* Posts by Geeko

2 publicly visible posts • joined 13 Jan 2009

HP hunts down 'rare' BladeSystem problem

Geeko

Having to lose two power supplies does not make a SPOF

To Anonymous Coward(Posted Thursday 15th January 2009 13:13 GMT), SPOF means Single Point of Failure. Losing two power supplies is Multiple Points of Failure...far less probable. Even so, in the IBM Bladecenter, the power supply pair that must fail together to take the enclosure down are connected to separate power harnesses, with each power harness meant to connect to separate external power grids. Therefore the failure of any single power grid will only take out one member of each of the two power supply pairs, leaving the enclosure running.

HP and Dell have also adopted the same design in splitting the six power supply inputs over two power grids. Unfortunately, instead of extending this redundancy to the DC side of the power supplies, they all converge onto one DC bus on one midplane.

The IBM Bladecenter has two separate midplanes, each one with it's own DC bus. That's why all IBM blade servers have two power connectors, they draw power from two separate DC buses. I don't know if the active components you speak of are hardware monitors or in the data and power paths...whatever the case may be, there are two duplicate sets because there are two midplanes, so again, no SPOF.

Was the HP power supply recall a result of a bad batch of power supplies?
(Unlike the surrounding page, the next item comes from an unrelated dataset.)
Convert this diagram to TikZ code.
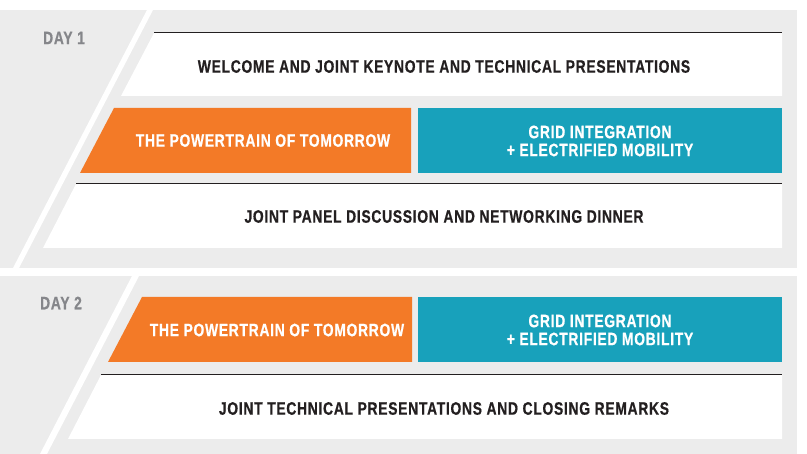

That does happen to every vendor from time to time, so it is plausible that this is just bad luck. However, the recall affects all power supplies for the C7000 manufactured before 20 March 2008, that is, since the launch of the C7000 in 2006. By their own calculation, HP claim to have shipped more than a million blades. Considering e-class, p-class and c-class, c-class is by far the most successful and would account for 500,000 blades or more. Assuming 6 power supplies for every 16 blades, that's around 180,000 power supplies! That is not a bad batch, it's an expensive design flaw. A profit making company would not make that kind of recall unless the cost of not doing it was even more costly...it makes you wonder about HP's definition of "extremely rare".

Unfortunately, the design flaw is not in the power supply (I would expect HP to be capable of making power supplies as good as IBM) but in not having a redundant DC bus. To fix this is a lot harder, because the midplane would need to be changed and a redundant power connector has to be added to every blade. This is a whole new architecture which would be incompatible with existing blades, something HP would loathe to do given that e-class, p-class and c-class blades are mutually incompatible.

So rather than fix the real problem, HP have elected to issue improved power supplies (probably with better DC fault isolation) to reduce the probability of failure. It's like issuing a recall on all cars to upgrade the suspension rather that fixing the potholes in the road that are causing the crashes in the first place. I can understand why they have done this, but it certainly convinces me that my VMware cluster is going to be deployed on rack mount servers rather than blades..at least not HP or Dell blades anyway.

Geeko

"Single DC Power Bus" = Single Point of Failure

True, not all blades are created equal. Check your favourite vendor's blade architecture:

a) Does the blade have only one power connector?

b) Can the power supplies be configured to do N+1 redundancy?

If the answer to either is "Yes", you have blades that are dependent on a single DC power bus. A power supply fault on the DC side can kill the DC bus and take down everything powered by it.

This single DC power bus design is clearly in the HP C7000. It is also in the Dell M1000e (see page 32 in http://www.dell.com/downloads/global/products/pedge/en/pedge_m1000e_white_paper.pdf)

Changing to better power supplies might reduce the risk, but cannot eliminate it because the SPOF is not in the power supplies, it's in the enclosure midplane's single DC bus. Good luck to all the people who have heeded the HP recall, don't be surprised if the problem re-surfaces as the power supplies age.

The only way to eliminate this SPOF is to duplicate the DC bus, have half the power supplies on one and half on the other, then connect each blade to both DC buses. This duplicate power midplane is not a new design, it's been around since November 2002 in another vendor's (IBM) blade chassis. Why HP and Dell have not copied it is a mystery.